• REQUEST: Copy all of the material exactly. Pictures are not to appear in the copy.

• AVAILABLE DATA:

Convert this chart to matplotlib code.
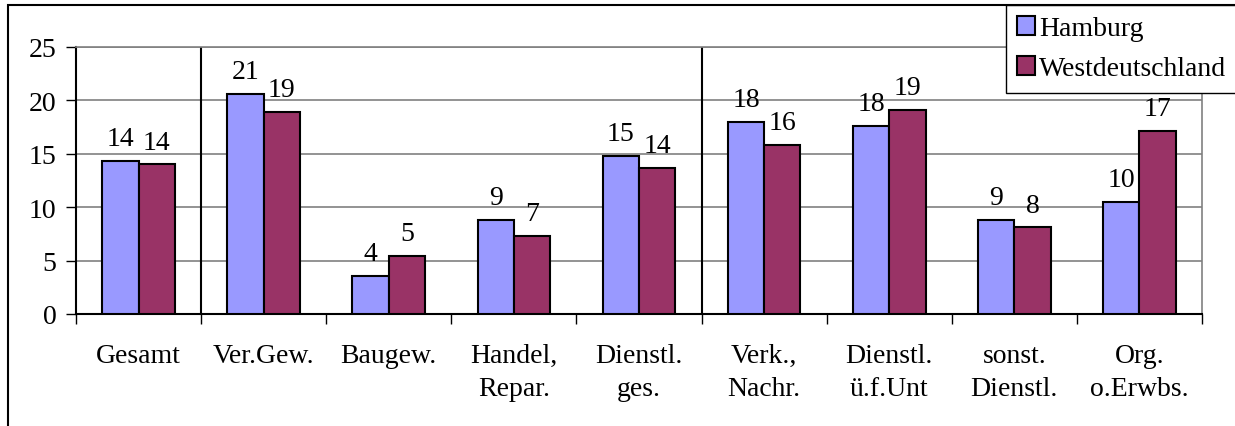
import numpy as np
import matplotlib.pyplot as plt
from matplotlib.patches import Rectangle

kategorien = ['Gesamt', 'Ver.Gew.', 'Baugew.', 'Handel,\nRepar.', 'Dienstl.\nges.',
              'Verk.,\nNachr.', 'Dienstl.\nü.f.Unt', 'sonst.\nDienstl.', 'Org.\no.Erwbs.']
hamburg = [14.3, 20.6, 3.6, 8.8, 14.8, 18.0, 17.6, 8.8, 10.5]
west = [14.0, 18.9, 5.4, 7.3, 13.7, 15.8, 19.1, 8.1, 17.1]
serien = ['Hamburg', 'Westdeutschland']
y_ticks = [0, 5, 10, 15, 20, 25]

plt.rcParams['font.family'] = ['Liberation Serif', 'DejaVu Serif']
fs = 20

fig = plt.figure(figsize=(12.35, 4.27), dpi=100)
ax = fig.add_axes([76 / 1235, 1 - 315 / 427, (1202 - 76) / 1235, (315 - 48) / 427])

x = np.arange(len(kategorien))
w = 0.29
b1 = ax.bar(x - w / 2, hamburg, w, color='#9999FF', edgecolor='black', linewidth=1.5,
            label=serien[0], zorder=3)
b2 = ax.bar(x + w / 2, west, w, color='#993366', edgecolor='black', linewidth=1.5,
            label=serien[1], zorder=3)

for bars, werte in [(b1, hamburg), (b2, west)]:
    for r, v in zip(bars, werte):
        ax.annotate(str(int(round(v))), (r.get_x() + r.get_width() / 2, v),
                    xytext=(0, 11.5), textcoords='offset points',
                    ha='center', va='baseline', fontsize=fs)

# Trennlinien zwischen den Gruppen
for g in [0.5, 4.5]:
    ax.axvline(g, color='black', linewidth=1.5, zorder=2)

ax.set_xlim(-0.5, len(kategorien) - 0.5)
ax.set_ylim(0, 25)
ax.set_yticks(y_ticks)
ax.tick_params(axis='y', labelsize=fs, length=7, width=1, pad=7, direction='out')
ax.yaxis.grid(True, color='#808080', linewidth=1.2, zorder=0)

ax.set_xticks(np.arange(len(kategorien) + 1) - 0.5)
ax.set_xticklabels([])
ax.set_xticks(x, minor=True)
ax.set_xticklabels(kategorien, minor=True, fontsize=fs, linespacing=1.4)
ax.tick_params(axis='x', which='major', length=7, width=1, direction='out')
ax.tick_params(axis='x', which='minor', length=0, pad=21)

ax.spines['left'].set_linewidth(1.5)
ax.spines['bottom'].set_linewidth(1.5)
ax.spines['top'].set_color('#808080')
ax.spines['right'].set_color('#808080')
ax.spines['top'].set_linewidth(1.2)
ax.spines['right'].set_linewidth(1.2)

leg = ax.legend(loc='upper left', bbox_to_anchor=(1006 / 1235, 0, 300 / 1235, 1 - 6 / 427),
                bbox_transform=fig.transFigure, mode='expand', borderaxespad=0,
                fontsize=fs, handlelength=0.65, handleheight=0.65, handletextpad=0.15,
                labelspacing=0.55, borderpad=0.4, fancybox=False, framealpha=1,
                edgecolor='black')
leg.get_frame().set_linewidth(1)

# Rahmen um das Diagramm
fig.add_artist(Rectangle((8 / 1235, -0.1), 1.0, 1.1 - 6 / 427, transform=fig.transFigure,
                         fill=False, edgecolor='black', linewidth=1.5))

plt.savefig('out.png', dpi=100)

• WRITTEN REPLY:
Convert this chart to matplotlib code.
import numpy as np
import matplotlib.pyplot as plt
from matplotlib.patches import Rectangle

kategorien = ['Gesamt', 'Ver.Gew.', 'Baugew.', 'Handel,\nRepar.', 'Dienstl.\nges.',
              'Verk.,\nNachr.', 'Dienstl.\nü.f.Unt', 'sonst.\nDienstl.', 'Org.\no.Erwbs.']
hamburg = [14.3, 20.6, 3.6, 8.8, 14.8, 18.0, 17.6, 8.8, 10.5]
west = [14.0, 18.9, 5.4, 7.3, 13.7, 15.8, 19.1, 8.1, 17.1]
serien = ['Hamburg', 'Westdeutschland']
y_ticks = [0, 5, 10, 15, 20, 25]

plt.rcParams['font.family'] = ['Liberation Serif', 'DejaVu Serif']
fs = 20

fig = plt.figure(figsize=(12.35, 4.27), dpi=100)
ax = fig.add_axes([76 / 1235, 1 - 315 / 427, (1202 - 76) / 1235, (315 - 48) / 427])

x = np.arange(len(kategorien))
w = 0.29
b1 = ax.bar(x - w / 2, hamburg, w, color='#9999FF', edgecolor='black', linewidth=1.5,
            label=serien[0], zorder=3)
b2 = ax.bar(x + w / 2, west, w, color='#993366', edgecolor='black', linewidth=1.5,
            label=serien[1], zorder=3)

for bars, werte in [(b1, hamburg), (b2, west)]:
    for r, v in zip(bars, werte):
        ax.annotate(str(int(round(v))), (r.get_x() + r.get_width() / 2, v),
                    xytext=(0, 11.5), textcoords='offset points',
                    ha='center', va='baseline', fontsize=fs)

# Trennlinien zwischen den Gruppen
for g in [0.5, 4.5]:
    ax.axvline(g, color='black', linewidth=1.5, zorder=2)

ax.set_xlim(-0.5, len(kategorien) - 0.5)
ax.set_ylim(0, 25)
ax.set_yticks(y_ticks)
ax.tick_params(axis='y', labelsize=fs, length=7, width=1, pad=7, direction='out')
ax.yaxis.grid(True, color='#808080', linewidth=1.2, zorder=0)

ax.set_xticks(np.arange(len(kategorien) + 1) - 0.5)
ax.set_xticklabels([])
ax.set_xticks(x, minor=True)
ax.set_xticklabels(kategorien, minor=True, fontsize=fs, linespacing=1.4)
ax.tick_params(axis='x', which='major', length=7, width=1, direction='out')
ax.tick_params(axis='x', which='minor', length=0, pad=21)

ax.spines['left'].set_linewidth(1.5)
ax.spines['bottom'].set_linewidth(1.5)
ax.spines['top'].set_color('#808080')
ax.spines['right'].set_color('#808080')
ax.spines['top'].set_linewidth(1.2)
ax.spines['right'].set_linewidth(1.2)

leg = ax.legend(loc='upper left', bbox_to_anchor=(1006 / 1235, 0, 300 / 1235, 1 - 6 / 427),
                bbox_transform=fig.transFigure, mode='expand', borderaxespad=0,
                fontsize=fs, handlelength=0.65, handleheight=0.65, handletextpad=0.15,
                labelspacing=0.55, borderpad=0.4, fancybox=False, framealpha=1,
                edgecolor='black')
leg.get_frame().set_linewidth(1)

# Rahmen um das Diagramm
fig.add_artist(Rectangle((8 / 1235, -0.1), 1.0, 1.1 - 6 / 427, transform=fig.transFigure,
                         fill=False, edgecolor='black', linewidth=1.5))

plt.savefig('out.png', dpi=100)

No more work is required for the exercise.